Tall, lean, in an immaculate cream suit and pink shirt, Markopolos, 53, cuts a credible figure, although he talks with a degree of utter certainty that can seem, at times, unnerving. A father of three young boys, he has been criticised as an obsessive and a self-publicist, while some have wondered if he was motivated by a financial bounty, which he denies. The Wall Street Journal, which did nothing with Markopolos's dossier on Madoff for two years, recently patronised him as "a little bit nuts".

"I'm a little bit eccentric, of course," concedes Markopolos, who reveals in his book that at one point he kept an old army gas mask handy in case SEC investigators burst into his home with teargas. "If you're a whistleblower, you need to be eccentric. You have to have a firm belief in your core values and you have to be willing to risk it all to do what's right."

He's clearly relishing elements of his new-found notoriety. Giving evidence before a congressional committee, he says, was thoroughly enjoyable, and he likes the interest that movie scriptwriters have shown in his story – perhaps, he suggests, Nicolas Cage could portray him as a "nerd with a hard edge". He quit fund management in 2004 to pursue fraud investigations full-time and was presented with a silver whistle last year by Boston's Security Analysts Society.

But Markopolos stresses that he wasn't the only person who was suspicious. He believes Madoff's more financially astute clients – feeder funds and hedge funds – chose not to look too closely. Some, Markopolos thinks, knew that Madoff was dubious but believed he was "front-running" by using advance knowledge of clients' trades from his stockbroking business to insider trade his way to success. And there were glaring signs – such as Madoff's use of an unknown two-man accounting firm, Friehling & Horowitz, to audit his books.

"Hundreds, if not a few thousand people knew. They knew something was wrong with Madoff and they stayed away from him," says Markopolos, who compares the fraudster's lack of subtlety to somebody running through Times Square stark naked in the middle of a summer's day. "You'd hear people say 'I don't think he's legitimate, I think he's a fraud'."

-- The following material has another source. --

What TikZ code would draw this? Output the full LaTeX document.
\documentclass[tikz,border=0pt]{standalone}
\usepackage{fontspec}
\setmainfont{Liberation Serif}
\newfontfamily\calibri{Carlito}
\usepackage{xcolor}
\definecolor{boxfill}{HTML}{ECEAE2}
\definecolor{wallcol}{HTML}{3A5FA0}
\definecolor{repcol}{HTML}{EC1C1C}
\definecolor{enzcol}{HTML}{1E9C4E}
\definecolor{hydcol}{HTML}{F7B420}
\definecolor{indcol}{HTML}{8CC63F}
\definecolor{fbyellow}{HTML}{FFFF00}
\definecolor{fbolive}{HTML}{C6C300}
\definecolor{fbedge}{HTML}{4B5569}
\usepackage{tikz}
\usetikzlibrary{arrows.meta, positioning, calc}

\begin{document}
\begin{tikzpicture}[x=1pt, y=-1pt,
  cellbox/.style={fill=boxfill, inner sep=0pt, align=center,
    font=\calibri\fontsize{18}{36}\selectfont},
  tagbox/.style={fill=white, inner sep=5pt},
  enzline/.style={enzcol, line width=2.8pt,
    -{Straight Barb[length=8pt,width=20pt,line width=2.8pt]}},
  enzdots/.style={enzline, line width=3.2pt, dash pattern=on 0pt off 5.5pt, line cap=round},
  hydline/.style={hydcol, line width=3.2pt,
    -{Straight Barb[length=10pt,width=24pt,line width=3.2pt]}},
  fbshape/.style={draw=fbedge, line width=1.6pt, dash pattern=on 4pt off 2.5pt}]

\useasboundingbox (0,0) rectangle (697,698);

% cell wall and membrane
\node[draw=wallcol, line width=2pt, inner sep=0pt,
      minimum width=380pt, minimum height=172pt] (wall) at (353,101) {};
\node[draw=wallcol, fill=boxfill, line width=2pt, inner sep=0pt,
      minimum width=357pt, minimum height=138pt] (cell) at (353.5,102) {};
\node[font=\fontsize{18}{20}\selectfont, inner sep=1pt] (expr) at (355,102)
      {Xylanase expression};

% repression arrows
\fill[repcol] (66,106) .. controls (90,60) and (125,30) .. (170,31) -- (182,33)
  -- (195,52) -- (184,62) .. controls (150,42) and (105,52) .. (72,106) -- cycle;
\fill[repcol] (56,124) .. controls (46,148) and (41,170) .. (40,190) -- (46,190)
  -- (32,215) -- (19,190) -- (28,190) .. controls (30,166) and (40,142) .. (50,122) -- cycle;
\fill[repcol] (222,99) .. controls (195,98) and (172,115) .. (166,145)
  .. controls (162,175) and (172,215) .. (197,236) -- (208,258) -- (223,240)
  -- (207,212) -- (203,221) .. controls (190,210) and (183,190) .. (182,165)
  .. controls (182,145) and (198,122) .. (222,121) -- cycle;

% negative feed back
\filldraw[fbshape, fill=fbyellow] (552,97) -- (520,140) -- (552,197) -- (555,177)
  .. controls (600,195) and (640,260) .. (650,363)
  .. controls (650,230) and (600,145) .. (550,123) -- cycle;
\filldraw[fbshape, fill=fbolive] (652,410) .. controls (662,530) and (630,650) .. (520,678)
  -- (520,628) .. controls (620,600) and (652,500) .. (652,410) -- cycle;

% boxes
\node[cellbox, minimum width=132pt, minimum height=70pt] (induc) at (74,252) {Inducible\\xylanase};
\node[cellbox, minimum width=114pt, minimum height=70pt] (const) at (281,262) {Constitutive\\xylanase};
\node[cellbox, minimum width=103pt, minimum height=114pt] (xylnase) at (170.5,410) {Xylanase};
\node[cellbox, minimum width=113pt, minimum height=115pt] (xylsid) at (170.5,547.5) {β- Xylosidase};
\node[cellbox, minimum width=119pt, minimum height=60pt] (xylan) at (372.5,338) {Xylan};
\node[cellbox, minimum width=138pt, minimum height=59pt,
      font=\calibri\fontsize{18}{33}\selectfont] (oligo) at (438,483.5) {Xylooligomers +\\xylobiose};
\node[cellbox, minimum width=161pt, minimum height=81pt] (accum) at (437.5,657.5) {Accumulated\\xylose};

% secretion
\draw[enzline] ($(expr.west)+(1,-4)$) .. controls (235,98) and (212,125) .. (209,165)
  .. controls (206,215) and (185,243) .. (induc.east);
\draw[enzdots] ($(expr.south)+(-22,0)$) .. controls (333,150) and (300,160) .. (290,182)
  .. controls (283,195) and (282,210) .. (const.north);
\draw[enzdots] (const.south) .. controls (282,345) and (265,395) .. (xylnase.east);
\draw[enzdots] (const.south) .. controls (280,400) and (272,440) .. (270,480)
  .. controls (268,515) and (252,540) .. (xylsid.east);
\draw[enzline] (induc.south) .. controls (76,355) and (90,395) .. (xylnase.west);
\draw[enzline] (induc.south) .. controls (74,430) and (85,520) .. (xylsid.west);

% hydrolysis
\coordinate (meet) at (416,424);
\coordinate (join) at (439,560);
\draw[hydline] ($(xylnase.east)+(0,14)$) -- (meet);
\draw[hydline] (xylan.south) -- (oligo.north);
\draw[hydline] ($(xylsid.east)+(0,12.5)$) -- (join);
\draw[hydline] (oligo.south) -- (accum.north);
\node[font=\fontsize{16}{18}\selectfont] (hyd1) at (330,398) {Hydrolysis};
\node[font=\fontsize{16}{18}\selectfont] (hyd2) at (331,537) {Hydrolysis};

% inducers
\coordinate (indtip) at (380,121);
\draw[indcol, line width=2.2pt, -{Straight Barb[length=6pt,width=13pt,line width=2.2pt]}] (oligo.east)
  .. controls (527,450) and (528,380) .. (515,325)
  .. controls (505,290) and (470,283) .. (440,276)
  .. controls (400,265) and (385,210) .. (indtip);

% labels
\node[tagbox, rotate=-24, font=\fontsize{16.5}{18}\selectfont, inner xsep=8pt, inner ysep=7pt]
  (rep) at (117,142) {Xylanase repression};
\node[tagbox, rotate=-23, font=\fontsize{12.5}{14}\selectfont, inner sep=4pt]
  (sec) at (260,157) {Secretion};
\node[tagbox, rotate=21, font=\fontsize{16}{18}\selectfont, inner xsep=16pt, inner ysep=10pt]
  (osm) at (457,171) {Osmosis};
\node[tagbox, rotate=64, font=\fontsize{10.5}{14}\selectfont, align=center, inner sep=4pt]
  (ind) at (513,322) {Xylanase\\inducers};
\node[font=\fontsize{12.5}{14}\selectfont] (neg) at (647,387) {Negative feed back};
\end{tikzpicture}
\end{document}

Now serving a 150-year sentence at a federal prison in North Carolina, Madoff has prompted a searching self-examination and a series of reforms at the SEC. Markopolos advocates a list of further changes – including moving the agency from Washington to New York, axing lawyers in favour of experienced financiers, improving databases and copying the tax authorities by offering a share of recovered funds to whistleblowers.

He remains wary over safety, claiming that Madoff's clients included Russian mafia and South American drugs cartels. And he wastes few words describing his view of Wall Street's most notorious crook, describing the 71-year-old as "evil".

"He was a knowing predator. He would show up at weddings, funerals. At funerals, he would put his arm round the grieving widow and say 'I'll take care of you' and of course he did, he'd wipe her out," says Markopolos. "He was hunting at social occasions. Everybody thought of him as nice uncle Bernie. But he was a predator."